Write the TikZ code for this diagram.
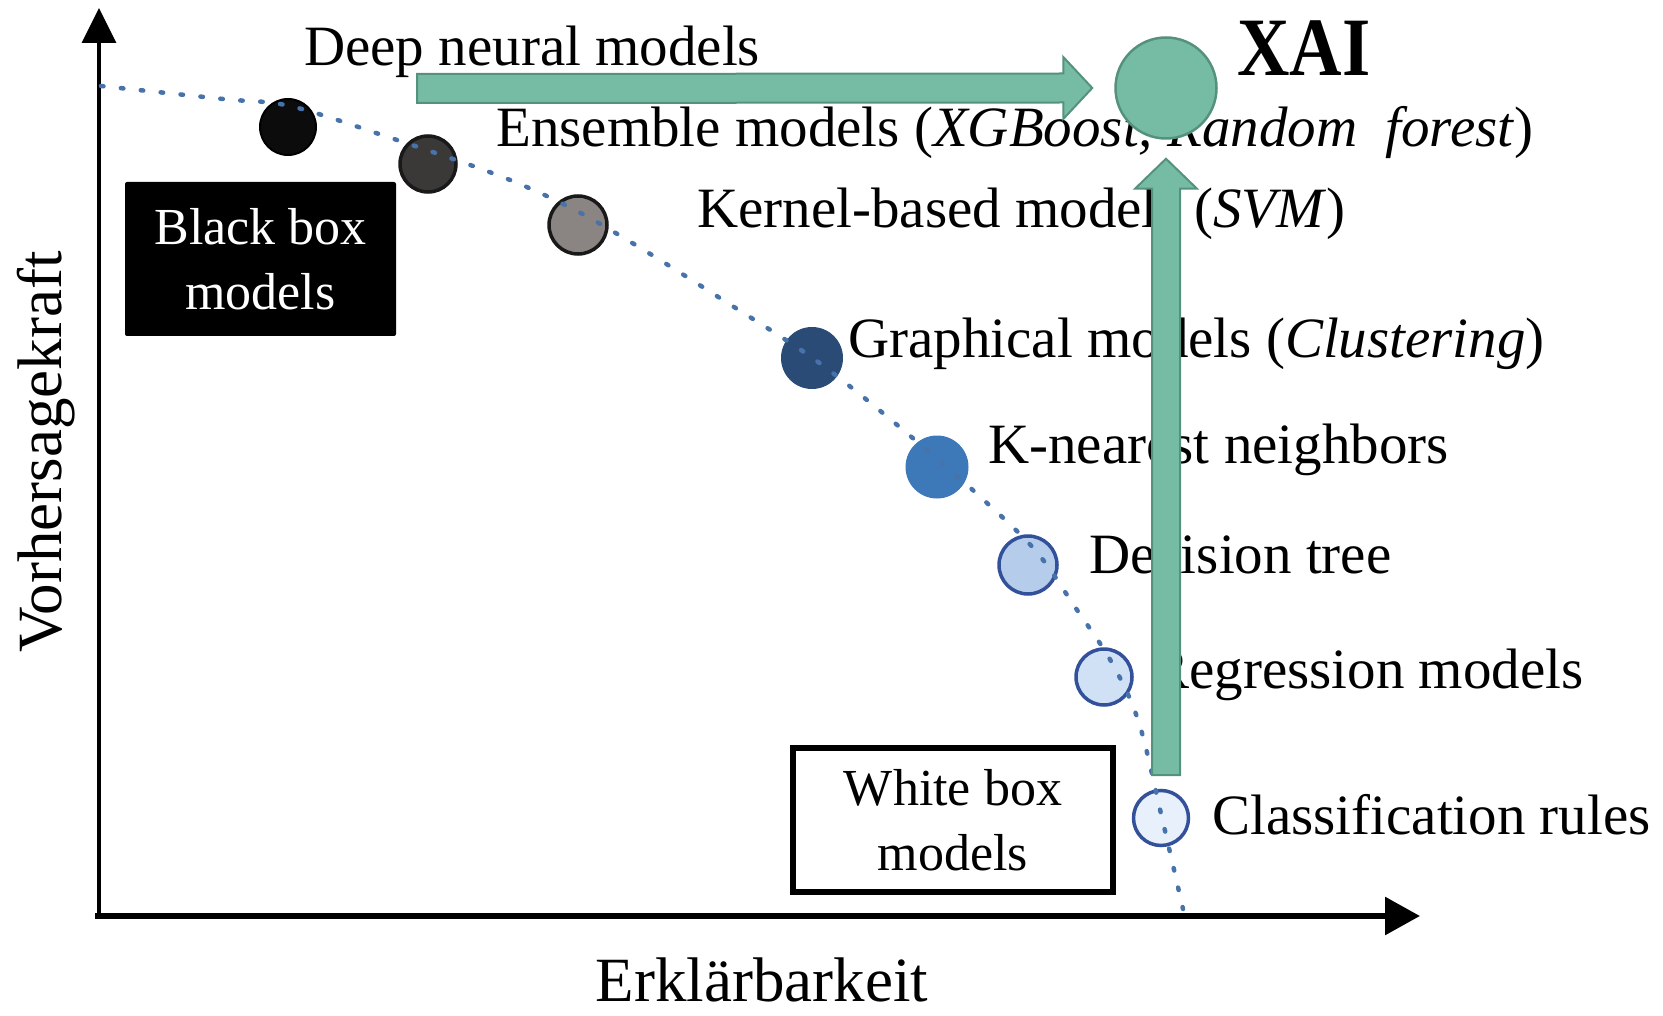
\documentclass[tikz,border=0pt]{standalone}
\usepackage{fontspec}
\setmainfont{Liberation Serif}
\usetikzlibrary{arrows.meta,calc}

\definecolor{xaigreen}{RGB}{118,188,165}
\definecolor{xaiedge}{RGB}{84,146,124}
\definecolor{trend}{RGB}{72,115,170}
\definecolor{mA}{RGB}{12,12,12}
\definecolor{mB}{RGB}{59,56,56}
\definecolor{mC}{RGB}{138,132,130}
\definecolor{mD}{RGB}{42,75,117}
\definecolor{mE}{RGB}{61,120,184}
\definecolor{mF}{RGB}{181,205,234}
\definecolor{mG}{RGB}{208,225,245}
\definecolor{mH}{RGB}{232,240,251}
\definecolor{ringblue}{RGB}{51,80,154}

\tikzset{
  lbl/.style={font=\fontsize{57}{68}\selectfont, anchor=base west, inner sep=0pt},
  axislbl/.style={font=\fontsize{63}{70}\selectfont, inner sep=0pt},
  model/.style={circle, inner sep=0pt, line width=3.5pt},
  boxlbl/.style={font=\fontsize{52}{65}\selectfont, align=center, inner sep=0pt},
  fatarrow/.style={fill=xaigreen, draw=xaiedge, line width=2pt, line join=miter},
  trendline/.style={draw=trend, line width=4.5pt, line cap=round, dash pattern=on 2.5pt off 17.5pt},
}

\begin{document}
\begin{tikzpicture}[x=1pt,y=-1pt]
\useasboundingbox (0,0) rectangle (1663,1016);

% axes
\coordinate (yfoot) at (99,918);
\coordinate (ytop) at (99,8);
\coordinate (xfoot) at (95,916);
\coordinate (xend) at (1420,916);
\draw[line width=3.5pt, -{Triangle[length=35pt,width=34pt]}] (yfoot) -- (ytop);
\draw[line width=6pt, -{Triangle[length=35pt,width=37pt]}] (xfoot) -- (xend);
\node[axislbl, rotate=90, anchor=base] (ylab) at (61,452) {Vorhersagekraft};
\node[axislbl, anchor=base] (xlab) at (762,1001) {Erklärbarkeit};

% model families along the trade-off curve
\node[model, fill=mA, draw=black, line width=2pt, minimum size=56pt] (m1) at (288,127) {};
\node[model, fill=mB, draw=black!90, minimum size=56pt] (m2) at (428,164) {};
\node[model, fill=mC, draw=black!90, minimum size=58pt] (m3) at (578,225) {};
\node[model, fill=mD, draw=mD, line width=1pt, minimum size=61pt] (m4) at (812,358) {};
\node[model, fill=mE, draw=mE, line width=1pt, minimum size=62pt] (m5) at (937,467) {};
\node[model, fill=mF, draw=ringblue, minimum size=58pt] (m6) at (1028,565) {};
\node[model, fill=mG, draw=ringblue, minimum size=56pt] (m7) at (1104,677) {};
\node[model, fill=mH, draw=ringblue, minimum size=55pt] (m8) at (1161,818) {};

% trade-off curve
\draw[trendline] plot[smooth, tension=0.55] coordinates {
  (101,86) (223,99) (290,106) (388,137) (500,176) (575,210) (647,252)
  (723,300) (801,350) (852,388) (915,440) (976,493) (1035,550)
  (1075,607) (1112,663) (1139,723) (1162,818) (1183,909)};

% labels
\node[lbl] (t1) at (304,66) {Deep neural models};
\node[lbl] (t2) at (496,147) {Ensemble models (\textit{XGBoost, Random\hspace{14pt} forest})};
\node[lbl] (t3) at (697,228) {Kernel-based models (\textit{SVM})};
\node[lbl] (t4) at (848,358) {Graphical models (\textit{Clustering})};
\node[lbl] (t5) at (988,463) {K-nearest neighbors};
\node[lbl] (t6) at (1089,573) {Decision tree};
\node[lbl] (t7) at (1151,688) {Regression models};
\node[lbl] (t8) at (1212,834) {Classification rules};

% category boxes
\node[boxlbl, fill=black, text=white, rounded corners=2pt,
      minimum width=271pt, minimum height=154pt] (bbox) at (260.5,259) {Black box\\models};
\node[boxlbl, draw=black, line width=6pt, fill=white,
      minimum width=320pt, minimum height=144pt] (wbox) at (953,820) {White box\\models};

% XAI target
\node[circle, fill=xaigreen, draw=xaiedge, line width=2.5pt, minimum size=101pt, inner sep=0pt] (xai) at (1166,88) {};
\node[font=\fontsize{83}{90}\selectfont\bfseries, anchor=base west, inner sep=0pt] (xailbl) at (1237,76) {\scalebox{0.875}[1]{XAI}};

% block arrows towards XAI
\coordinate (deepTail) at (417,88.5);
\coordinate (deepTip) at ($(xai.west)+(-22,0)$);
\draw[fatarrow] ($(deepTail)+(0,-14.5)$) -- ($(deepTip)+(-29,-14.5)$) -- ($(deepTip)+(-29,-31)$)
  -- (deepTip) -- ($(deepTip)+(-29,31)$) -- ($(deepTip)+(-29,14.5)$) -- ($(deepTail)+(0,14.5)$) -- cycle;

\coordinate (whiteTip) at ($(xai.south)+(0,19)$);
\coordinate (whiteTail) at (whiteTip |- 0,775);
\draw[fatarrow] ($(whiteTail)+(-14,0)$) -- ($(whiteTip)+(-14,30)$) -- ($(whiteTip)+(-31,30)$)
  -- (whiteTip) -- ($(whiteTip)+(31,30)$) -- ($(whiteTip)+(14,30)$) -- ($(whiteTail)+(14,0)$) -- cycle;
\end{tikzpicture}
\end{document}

__Problem__
Output the lines above in full and exactly as given, omitting any pictures.

__Exercise response__
Write the TikZ code for this diagram.
\documentclass[tikz,border=0pt]{standalone}
\usepackage{fontspec}
\setmainfont{Liberation Serif}
\usetikzlibrary{arrows.meta,calc}

\definecolor{xaigreen}{RGB}{118,188,165}
\definecolor{xaiedge}{RGB}{84,146,124}
\definecolor{trend}{RGB}{72,115,170}
\definecolor{mA}{RGB}{12,12,12}
\definecolor{mB}{RGB}{59,56,56}
\definecolor{mC}{RGB}{138,132,130}
\definecolor{mD}{RGB}{42,75,117}
\definecolor{mE}{RGB}{61,120,184}
\definecolor{mF}{RGB}{181,205,234}
\definecolor{mG}{RGB}{208,225,245}
\definecolor{mH}{RGB}{232,240,251}
\definecolor{ringblue}{RGB}{51,80,154}

\tikzset{
  lbl/.style={font=\fontsize{57}{68}\selectfont, anchor=base west, inner sep=0pt},
  axislbl/.style={font=\fontsize{63}{70}\selectfont, inner sep=0pt},
  model/.style={circle, inner sep=0pt, line width=3.5pt},
  boxlbl/.style={font=\fontsize{52}{65}\selectfont, align=center, inner sep=0pt},
  fatarrow/.style={fill=xaigreen, draw=xaiedge, line width=2pt, line join=miter},
  trendline/.style={draw=trend, line width=4.5pt, line cap=round, dash pattern=on 2.5pt off 17.5pt},
}

\begin{document}
\begin{tikzpicture}[x=1pt,y=-1pt]
\useasboundingbox (0,0) rectangle (1663,1016);

% axes
\coordinate (yfoot) at (99,918);
\coordinate (ytop) at (99,8);
\coordinate (xfoot) at (95,916);
\coordinate (xend) at (1420,916);
\draw[line width=3.5pt, -{Triangle[length=35pt,width=34pt]}] (yfoot) -- (ytop);
\draw[line width=6pt, -{Triangle[length=35pt,width=37pt]}] (xfoot) -- (xend);
\node[axislbl, rotate=90, anchor=base] (ylab) at (61,452) {Vorhersagekraft};
\node[axislbl, anchor=base] (xlab) at (762,1001) {Erklärbarkeit};

% model families along the trade-off curve
\node[model, fill=mA, draw=black, line width=2pt, minimum size=56pt] (m1) at (288,127) {};
\node[model, fill=mB, draw=black!90, minimum size=56pt] (m2) at (428,164) {};
\node[model, fill=mC, draw=black!90, minimum size=58pt] (m3) at (578,225) {};
\node[model, fill=mD, draw=mD, line width=1pt, minimum size=61pt] (m4) at (812,358) {};
\node[model, fill=mE, draw=mE, line width=1pt, minimum size=62pt] (m5) at (937,467) {};
\node[model, fill=mF, draw=ringblue, minimum size=58pt] (m6) at (1028,565) {};
\node[model, fill=mG, draw=ringblue, minimum size=56pt] (m7) at (1104,677) {};
\node[model, fill=mH, draw=ringblue, minimum size=55pt] (m8) at (1161,818) {};

% trade-off curve
\draw[trendline] plot[smooth, tension=0.55] coordinates {
  (101,86) (223,99) (290,106) (388,137) (500,176) (575,210) (647,252)
  (723,300) (801,350) (852,388) (915,440) (976,493) (1035,550)
  (1075,607) (1112,663) (1139,723) (1162,818) (1183,909)};

% labels
\node[lbl] (t1) at (304,66) {Deep neural models};
\node[lbl] (t2) at (496,147) {Ensemble models (\textit{XGBoost, Random\hspace{14pt} forest})};
\node[lbl] (t3) at (697,228) {Kernel-based models (\textit{SVM})};
\node[lbl] (t4) at (848,358) {Graphical models (\textit{Clustering})};
\node[lbl] (t5) at (988,463) {K-nearest neighbors};
\node[lbl] (t6) at (1089,573) {Decision tree};
\node[lbl] (t7) at (1151,688) {Regression models};
\node[lbl] (t8) at (1212,834) {Classification rules};

% category boxes
\node[boxlbl, fill=black, text=white, rounded corners=2pt,
      minimum width=271pt, minimum height=154pt] (bbox) at (260.5,259) {Black box\\models};
\node[boxlbl, draw=black, line width=6pt, fill=white,
      minimum width=320pt, minimum height=144pt] (wbox) at (953,820) {White box\\models};

% XAI target
\node[circle, fill=xaigreen, draw=xaiedge, line width=2.5pt, minimum size=101pt, inner sep=0pt] (xai) at (1166,88) {};
\node[font=\fontsize{83}{90}\selectfont\bfseries, anchor=base west, inner sep=0pt] (xailbl) at (1237,76) {\scalebox{0.875}[1]{XAI}};

% block arrows towards XAI
\coordinate (deepTail) at (417,88.5);
\coordinate (deepTip) at ($(xai.west)+(-22,0)$);
\draw[fatarrow] ($(deepTail)+(0,-14.5)$) -- ($(deepTip)+(-29,-14.5)$) -- ($(deepTip)+(-29,-31)$)
  -- (deepTip) -- ($(deepTip)+(-29,31)$) -- ($(deepTip)+(-29,14.5)$) -- ($(deepTail)+(0,14.5)$) -- cycle;

\coordinate (whiteTip) at ($(xai.south)+(0,19)$);
\coordinate (whiteTail) at (whiteTip |- 0,775);
\draw[fatarrow] ($(whiteTail)+(-14,0)$) -- ($(whiteTip)+(-14,30)$) -- ($(whiteTip)+(-31,30)$)
  -- (whiteTip) -- ($(whiteTip)+(31,30)$) -- ($(whiteTip)+(14,30)$) -- ($(whiteTail)+(14,0)$) -- cycle;
\end{tikzpicture}
\end{document}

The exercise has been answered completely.